More sedate, but just as informative, was the Wildlife and History Bike Tour I took with Hayley from PEDAL, the resort’s bike shop. On fat-tired, wide handlebar “Beach Cruisers,” we cycled to the far end of the island to observe its three ecosystems: marsh, wood and beach. Each has its surprises, such as loggerhead turtle nests, which Hayley’s interpretation lovingly brought to life.

My final encounter with nature was in the company of Catfish and Caroline. Catfish was a noble white and tan horse from Rainbow Island Stables, a short walk from The Cloister. Caroline was the expert horsewoman who ensured that Catfish and I made the most of our trail ride on Sea Island beach. There is something infinitely romantic and relaxing about an early morning ride on firm sands stretching into the distance, with not another soul in sight.

SPORTING PASSIONS

Checking in again with my more active persona, I reactivated my long dormant tennis game with Sam at the impressive Cloister Tennis Center. Once again, the expert and friendly guidance of the Sea Island team ensured that not only did I hugely improve, but I am now once more enthused about the game itself. I could equally have opted for squash, shooting, kitesurfing, falconry and fishing of all kinds.
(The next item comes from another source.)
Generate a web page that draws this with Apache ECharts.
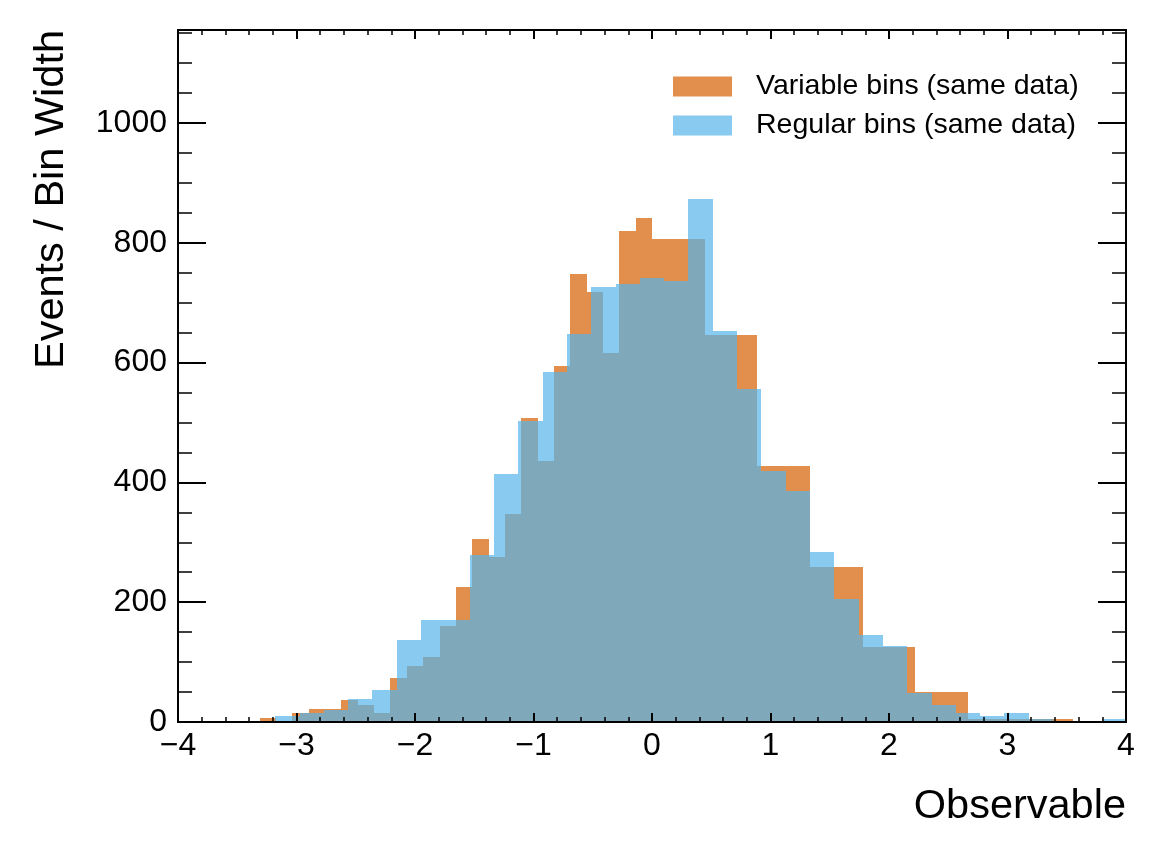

Golf is the sport for which Sea Island is undoubtedly best known. I had dinner with Brannen Veal, director of golf at The Lodge, the home away from home for golfers at Sea Island. He described the three championship 18-hole courses, the driving range beside the ocean and the Golf Performance Center, which together have made Sea Island one of the top-five golfing destinations in the United States. The Golf Club Locker Room is a must-see: refined elegance personified. Here I met Robert “Mighty Fine” Davis whose eponymous response has been warmly delivered for the 58 years that he has been greeting the great and the good of the golfing world.

There is a natural rhythm of the seasons at Sea Island, each with its own attractions. For Canadians, it is inevitably the winter months that are the most beguiling, when the temperatures average 20 C on the island. Do as little as you like or as much as you dare but treat yourself to a break from everyday stress here on Georgia’s secret coast. As Robert Davis would say: it really is “mighty fine.”

Travel Planner

Air Canada (aircanada.com) flies daily from Toronto’s Pearson International Airport to

 Jacksonville, Florida. Sea Island can arrange one-hour transfers from the airport.

Sea Island (seaisland.com) has three properties. The Cloister at Sea Island is the main accommodation; The Lodge at Sea Island is a smaller, exclusive option on the golf courses; and The Inn at Sea Island offers less expensive and more casual accommodation.